TALLAHASSEE — The value of the state pension fund has plummeted by more than $40 billion since last year in light of an economic maelstrom that has caused the state's investments to greatly decrease in value.

Right now, the losses are on paper. But, financial advisers to the State Board of Administration, which manages the state pension fund, said Thursday that those losses could become very real very quickly if loans are defaulted on.

“We've been devastated,” said Rob Smith, senior financial officer for the SBA. “In a year we've wiped out what we've had in excess for ten years.”

The value of the pension fund has dropped from $137.5 billion a year ago to $95.7 billion. As recently as the end of September, the SBA reported to Gov. Charlie Crist and the Cabinet that the Florida Retirement System stood at $114 billion.

Other funds, including the Lawton Chiles Endowment have also severely decreased in value. The value of the fund fell from $2.1 billion June 30 to $1.1 billion at the end of September.

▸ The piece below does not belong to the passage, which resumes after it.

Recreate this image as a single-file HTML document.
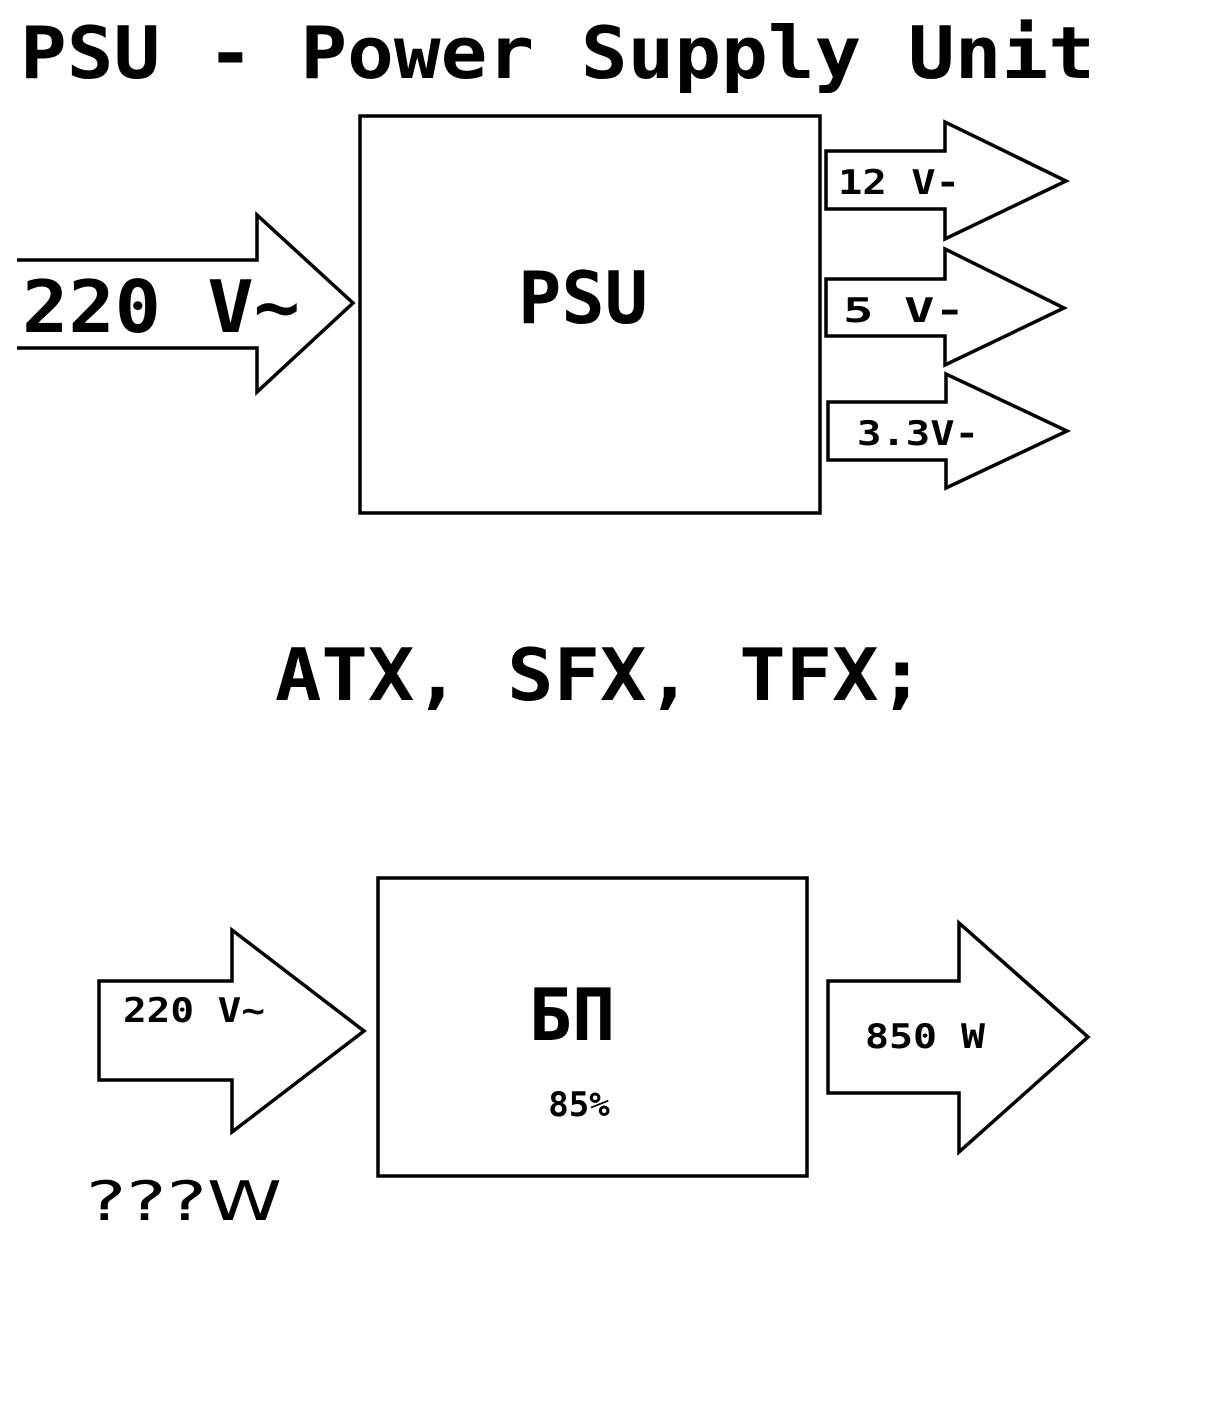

The Chiles Endowment has been named as a possible source to plug a more than $2 billion hole in the state budget. But state Chief Financial Officer Alex Sink has expressed concern that using the fund would completely deplete it.

At a meeting of the SBA's Investment Advisory Council on Thursday, members expressed concern over the state's investments, but also acknowledged that the economy would ultimately recover. It's just unknown how long it will take. If the stocks come back, the value will go back up.

“I don't think that capitalism is dead,” said SBA executive director Ash Williams.

The situation is obviously the same elsewhere, with global credit markets having been battered for months and fears of a worldwide recession gripping equities markets.